Surgical steel for six months. Check. (In case you're thinking, duh, Mere, no one's allergic to surgical steel...let me show you my hernia scar. Probably psychological, but let me tell you the difference between an externally induced rash and an internally induced rash...uh, they both itch like hell. And knowing there's no good reason to have a rash? Ah, feeling like an idiot is even itchier.
So, I've made the leap and am wearing gold hoops. I thought it was a great triple project -- a shopping that Mom and I could do together, ensuring that I'll get a birthday present from her that I won't feel conflicted about returning AND I'd be able to wear something different.
We'll see how it goes. They've been fine for three days, but of course, because I'm talking about them, my ear lobes now feel...heated. I am conscious of the metal in my ear.
Damn it. That is NOT an itch.
I had a class once where the object was to increase blood flow to a targeted point in your body. It was an offshoot of a theater class and the goal was to increase blood flow to your mask (throat, mouth, sinus cavity) so that you could get more volume, more echo. Some of my female friends have already taken this to the next step, and yes. It's a lovely skill.
However, like everything, there's a downside -- because now that I'm thinking about my earlobes, they are ON FIRE.

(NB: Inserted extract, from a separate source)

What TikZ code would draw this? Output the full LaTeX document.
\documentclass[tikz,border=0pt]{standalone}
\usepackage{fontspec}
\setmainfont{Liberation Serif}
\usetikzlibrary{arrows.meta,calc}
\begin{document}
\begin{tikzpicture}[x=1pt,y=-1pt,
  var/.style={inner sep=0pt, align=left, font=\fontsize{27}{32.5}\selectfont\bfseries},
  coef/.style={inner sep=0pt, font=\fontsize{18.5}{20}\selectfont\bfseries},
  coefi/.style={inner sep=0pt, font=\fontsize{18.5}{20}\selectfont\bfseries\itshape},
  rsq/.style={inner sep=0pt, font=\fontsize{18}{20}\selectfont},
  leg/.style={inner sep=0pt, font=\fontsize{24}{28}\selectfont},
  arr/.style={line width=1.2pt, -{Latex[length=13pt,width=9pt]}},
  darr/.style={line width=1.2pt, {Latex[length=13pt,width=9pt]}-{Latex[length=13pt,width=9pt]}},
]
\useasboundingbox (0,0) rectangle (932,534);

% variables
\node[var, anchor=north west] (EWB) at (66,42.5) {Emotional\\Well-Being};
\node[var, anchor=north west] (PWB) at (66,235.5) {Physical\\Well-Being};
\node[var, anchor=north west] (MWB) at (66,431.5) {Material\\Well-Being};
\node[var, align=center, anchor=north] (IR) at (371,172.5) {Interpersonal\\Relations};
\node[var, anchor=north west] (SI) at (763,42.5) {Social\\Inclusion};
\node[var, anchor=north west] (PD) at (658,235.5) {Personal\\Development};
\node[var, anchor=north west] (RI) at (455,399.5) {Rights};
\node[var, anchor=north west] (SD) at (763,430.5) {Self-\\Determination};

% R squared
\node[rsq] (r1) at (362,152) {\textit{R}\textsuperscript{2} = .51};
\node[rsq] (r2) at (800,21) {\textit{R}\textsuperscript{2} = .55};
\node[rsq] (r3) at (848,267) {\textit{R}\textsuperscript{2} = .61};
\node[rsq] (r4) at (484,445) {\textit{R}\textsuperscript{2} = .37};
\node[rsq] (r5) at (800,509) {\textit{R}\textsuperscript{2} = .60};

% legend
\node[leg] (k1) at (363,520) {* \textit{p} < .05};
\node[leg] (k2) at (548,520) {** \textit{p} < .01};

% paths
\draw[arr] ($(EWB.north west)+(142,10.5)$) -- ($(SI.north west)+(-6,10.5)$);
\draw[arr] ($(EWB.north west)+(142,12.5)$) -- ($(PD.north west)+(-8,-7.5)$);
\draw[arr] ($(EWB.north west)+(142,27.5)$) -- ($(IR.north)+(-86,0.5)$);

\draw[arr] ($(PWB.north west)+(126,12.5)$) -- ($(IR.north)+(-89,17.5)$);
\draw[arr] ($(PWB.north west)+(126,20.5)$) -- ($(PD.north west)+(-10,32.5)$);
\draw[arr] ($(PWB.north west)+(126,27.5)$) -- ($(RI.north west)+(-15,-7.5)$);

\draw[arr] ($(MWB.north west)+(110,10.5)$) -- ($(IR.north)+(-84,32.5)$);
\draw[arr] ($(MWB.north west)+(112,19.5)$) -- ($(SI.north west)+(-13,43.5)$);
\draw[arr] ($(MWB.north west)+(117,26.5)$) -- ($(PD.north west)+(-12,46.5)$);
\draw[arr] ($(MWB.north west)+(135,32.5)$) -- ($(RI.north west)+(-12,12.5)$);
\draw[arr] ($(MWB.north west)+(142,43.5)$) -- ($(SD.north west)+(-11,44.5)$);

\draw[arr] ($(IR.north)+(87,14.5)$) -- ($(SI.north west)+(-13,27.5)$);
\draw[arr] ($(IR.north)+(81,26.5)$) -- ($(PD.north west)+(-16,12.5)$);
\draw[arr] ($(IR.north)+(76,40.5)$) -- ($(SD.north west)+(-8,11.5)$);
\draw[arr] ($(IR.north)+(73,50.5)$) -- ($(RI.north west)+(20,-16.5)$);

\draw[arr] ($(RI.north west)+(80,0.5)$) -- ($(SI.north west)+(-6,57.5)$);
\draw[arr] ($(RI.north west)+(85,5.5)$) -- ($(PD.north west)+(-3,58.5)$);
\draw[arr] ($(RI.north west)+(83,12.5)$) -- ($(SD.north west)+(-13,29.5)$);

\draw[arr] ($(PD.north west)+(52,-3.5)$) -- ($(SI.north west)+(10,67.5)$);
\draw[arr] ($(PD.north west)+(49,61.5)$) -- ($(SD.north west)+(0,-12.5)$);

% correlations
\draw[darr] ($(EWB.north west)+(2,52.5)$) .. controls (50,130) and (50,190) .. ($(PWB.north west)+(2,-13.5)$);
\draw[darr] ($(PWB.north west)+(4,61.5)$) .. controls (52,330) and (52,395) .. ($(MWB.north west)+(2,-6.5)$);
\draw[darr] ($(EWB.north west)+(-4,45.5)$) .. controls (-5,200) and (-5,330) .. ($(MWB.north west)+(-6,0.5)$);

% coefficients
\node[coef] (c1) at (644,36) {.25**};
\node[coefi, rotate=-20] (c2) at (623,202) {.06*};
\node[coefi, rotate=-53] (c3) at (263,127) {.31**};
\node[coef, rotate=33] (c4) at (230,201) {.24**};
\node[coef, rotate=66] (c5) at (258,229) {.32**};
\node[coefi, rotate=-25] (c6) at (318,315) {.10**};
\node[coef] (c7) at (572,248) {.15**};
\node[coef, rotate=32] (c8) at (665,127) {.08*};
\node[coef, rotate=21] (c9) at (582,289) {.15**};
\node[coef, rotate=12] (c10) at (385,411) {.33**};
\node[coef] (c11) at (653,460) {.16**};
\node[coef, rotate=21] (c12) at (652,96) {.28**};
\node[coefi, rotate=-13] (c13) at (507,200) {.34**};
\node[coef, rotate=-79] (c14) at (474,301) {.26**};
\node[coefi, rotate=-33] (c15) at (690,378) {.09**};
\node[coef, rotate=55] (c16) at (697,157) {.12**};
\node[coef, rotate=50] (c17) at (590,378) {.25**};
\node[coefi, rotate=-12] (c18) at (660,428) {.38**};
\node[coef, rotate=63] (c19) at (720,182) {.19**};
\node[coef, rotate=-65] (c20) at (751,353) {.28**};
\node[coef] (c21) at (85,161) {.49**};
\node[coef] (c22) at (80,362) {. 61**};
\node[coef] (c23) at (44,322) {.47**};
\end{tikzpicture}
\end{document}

I will distract myself. And you (are you really paying attention still? I know, I haven't been posting and you're waiting, waiting for the funny). See, my starter earrings are those rings with the little ball in the middle. And you pop out the ball to create the opening so you can get the little you-know-whats off your ears.
That is the smallest, slipperiest set of balls I have ever seen. And I have castrated lambs.
(Sorry. You're not eating lunch are you?)
Seriously, I chased those son of a bitches all around the house. Earrings, my ass. They are a cruel joke made to drive people with large fingers, poor near vision and an appalling lack of depth perception, CRAZY.
I still can't get one of the earrings put back together. I feel like I need to go back to the piercing parlor and give that guy another tip. Maybe I didn't look closely enough at his hands. Surely his fingertips had to be chopstick width!
Pah. I had better not react to these earrings, that's all I can say, or I'm going to go back to Mr. Chopstick Finger, have him put the originals back in and never, ever change them again.